→ **Dataset section**:
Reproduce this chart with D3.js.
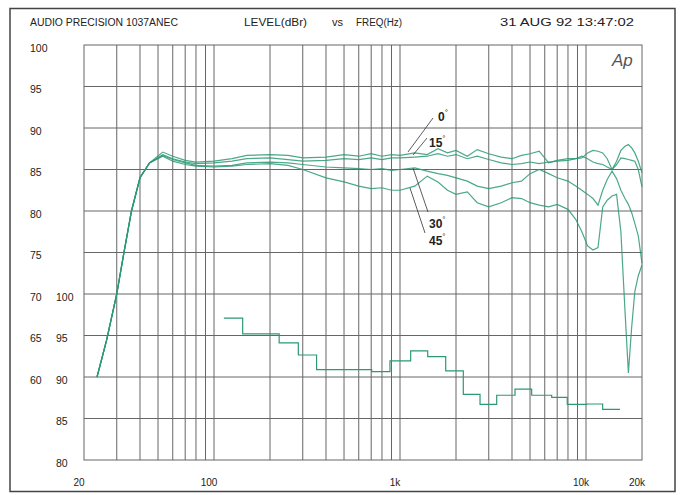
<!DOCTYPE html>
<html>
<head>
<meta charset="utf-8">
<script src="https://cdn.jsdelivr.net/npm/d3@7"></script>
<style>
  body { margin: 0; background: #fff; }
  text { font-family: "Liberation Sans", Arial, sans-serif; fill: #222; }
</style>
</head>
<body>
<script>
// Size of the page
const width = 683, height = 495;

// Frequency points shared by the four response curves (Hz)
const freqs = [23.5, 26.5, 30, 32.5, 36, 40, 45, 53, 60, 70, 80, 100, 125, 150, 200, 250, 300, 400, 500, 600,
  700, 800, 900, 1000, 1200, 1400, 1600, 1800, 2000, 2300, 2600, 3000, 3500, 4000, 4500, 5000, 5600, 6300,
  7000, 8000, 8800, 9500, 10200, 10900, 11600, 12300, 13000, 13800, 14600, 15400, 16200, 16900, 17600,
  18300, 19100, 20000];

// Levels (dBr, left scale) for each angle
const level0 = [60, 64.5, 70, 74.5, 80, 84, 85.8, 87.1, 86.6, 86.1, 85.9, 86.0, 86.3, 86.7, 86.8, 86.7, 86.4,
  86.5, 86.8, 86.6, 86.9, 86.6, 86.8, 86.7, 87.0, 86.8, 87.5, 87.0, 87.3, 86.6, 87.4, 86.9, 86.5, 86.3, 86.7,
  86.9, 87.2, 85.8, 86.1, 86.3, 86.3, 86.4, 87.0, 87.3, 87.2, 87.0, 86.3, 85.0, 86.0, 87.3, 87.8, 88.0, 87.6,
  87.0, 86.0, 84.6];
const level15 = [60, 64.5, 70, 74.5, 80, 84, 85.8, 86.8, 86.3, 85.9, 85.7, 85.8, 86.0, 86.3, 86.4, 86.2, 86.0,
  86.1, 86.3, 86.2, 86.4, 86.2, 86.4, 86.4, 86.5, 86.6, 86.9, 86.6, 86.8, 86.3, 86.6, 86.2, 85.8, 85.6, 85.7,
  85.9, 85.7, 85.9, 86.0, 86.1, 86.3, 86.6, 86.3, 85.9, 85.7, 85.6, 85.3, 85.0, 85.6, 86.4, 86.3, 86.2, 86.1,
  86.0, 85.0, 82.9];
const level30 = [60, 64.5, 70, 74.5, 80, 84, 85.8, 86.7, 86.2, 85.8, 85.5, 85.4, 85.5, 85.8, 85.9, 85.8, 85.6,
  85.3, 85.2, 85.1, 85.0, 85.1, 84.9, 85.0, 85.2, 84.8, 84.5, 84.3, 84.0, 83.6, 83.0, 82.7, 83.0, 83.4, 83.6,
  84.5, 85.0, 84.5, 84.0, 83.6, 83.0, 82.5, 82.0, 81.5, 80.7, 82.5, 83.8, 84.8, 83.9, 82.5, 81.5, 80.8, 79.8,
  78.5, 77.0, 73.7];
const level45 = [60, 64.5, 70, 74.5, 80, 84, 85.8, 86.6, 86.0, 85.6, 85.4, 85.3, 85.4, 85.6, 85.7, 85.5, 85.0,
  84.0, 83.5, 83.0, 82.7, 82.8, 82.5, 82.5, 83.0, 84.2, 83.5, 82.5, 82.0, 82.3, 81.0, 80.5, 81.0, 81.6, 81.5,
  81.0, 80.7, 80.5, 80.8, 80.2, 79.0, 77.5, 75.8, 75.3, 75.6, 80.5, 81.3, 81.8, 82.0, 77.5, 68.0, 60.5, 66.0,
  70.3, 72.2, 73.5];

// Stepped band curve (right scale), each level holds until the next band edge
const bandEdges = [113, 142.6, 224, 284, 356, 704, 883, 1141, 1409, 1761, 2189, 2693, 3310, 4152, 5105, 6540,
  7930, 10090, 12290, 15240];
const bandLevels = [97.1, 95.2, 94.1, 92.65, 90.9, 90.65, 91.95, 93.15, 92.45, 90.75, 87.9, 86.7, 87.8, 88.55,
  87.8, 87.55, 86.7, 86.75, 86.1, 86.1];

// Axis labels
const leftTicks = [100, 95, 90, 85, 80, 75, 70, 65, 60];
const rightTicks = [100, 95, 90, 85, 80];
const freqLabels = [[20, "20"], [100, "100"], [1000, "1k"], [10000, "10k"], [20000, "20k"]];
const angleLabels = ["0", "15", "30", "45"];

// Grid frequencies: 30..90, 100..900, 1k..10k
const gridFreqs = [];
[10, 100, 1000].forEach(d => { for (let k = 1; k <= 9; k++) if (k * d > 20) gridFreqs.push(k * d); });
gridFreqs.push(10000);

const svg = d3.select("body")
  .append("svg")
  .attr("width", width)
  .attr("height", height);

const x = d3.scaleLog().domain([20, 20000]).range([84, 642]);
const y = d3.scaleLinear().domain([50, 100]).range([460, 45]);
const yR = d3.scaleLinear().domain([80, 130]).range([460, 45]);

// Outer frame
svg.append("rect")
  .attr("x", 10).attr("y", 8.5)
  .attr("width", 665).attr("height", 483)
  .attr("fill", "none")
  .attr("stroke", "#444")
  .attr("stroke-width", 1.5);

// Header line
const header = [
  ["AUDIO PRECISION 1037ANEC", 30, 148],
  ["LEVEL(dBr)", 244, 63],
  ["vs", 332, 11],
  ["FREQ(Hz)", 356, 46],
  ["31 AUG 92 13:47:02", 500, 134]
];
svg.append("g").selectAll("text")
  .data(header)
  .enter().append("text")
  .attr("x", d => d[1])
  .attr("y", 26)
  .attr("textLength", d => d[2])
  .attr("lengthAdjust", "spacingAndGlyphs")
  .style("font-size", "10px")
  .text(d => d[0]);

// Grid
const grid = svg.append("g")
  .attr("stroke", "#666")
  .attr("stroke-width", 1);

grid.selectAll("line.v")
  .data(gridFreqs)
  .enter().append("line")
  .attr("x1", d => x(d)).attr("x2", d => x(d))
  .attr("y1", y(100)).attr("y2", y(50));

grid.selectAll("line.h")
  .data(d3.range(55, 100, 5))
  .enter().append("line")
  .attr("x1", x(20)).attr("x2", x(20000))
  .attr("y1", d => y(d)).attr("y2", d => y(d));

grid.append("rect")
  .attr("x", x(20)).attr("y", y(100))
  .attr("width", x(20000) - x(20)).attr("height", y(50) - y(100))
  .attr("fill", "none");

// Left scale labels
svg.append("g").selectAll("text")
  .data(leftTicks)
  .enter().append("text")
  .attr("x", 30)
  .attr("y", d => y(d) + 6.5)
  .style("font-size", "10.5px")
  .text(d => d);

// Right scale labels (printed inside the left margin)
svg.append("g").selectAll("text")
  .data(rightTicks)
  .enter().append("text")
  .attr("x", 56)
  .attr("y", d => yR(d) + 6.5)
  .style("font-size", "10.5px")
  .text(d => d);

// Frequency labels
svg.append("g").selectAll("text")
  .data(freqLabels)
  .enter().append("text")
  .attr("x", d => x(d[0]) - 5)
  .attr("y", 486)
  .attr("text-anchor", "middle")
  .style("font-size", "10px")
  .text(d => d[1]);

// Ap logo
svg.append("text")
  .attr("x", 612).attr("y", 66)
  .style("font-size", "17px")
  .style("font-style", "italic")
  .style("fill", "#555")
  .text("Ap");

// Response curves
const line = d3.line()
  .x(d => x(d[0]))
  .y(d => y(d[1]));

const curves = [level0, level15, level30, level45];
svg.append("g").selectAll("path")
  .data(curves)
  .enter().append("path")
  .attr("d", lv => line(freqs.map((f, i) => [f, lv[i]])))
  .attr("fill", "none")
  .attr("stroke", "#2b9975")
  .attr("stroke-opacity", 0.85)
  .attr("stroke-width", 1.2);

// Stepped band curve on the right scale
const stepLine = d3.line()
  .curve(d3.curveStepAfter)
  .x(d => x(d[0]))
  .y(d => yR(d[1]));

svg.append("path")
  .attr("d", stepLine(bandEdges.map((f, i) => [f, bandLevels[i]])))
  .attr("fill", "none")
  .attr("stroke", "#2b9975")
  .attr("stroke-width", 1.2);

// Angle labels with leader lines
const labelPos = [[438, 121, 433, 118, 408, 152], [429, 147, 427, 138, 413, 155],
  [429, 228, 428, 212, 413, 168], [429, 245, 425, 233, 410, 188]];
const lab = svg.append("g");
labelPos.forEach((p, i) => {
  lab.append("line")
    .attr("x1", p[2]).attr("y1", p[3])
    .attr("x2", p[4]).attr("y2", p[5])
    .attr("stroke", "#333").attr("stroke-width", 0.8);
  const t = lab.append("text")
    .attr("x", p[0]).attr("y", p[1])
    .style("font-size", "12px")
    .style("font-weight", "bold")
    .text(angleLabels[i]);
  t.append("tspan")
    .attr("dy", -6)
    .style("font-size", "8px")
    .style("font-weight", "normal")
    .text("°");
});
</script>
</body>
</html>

→ **What you will do**:
The lines from the top of the data above through the one holding "const width = 683, height = 495;" are to be repeated exactly, and only those, with no pictures.

→ **Task answer**:
Reproduce this chart with D3.js.
<!DOCTYPE html>
<html>
<head>
<meta charset="utf-8">
<script src="https://cdn.jsdelivr.net/npm/d3@7"></script>
<style>
  body { margin: 0; background: #fff; }
  text { font-family: "Liberation Sans", Arial, sans-serif; fill: #222; }
</style>
</head>
<body>
<script>
// Size of the page
const width = 683, height = 495;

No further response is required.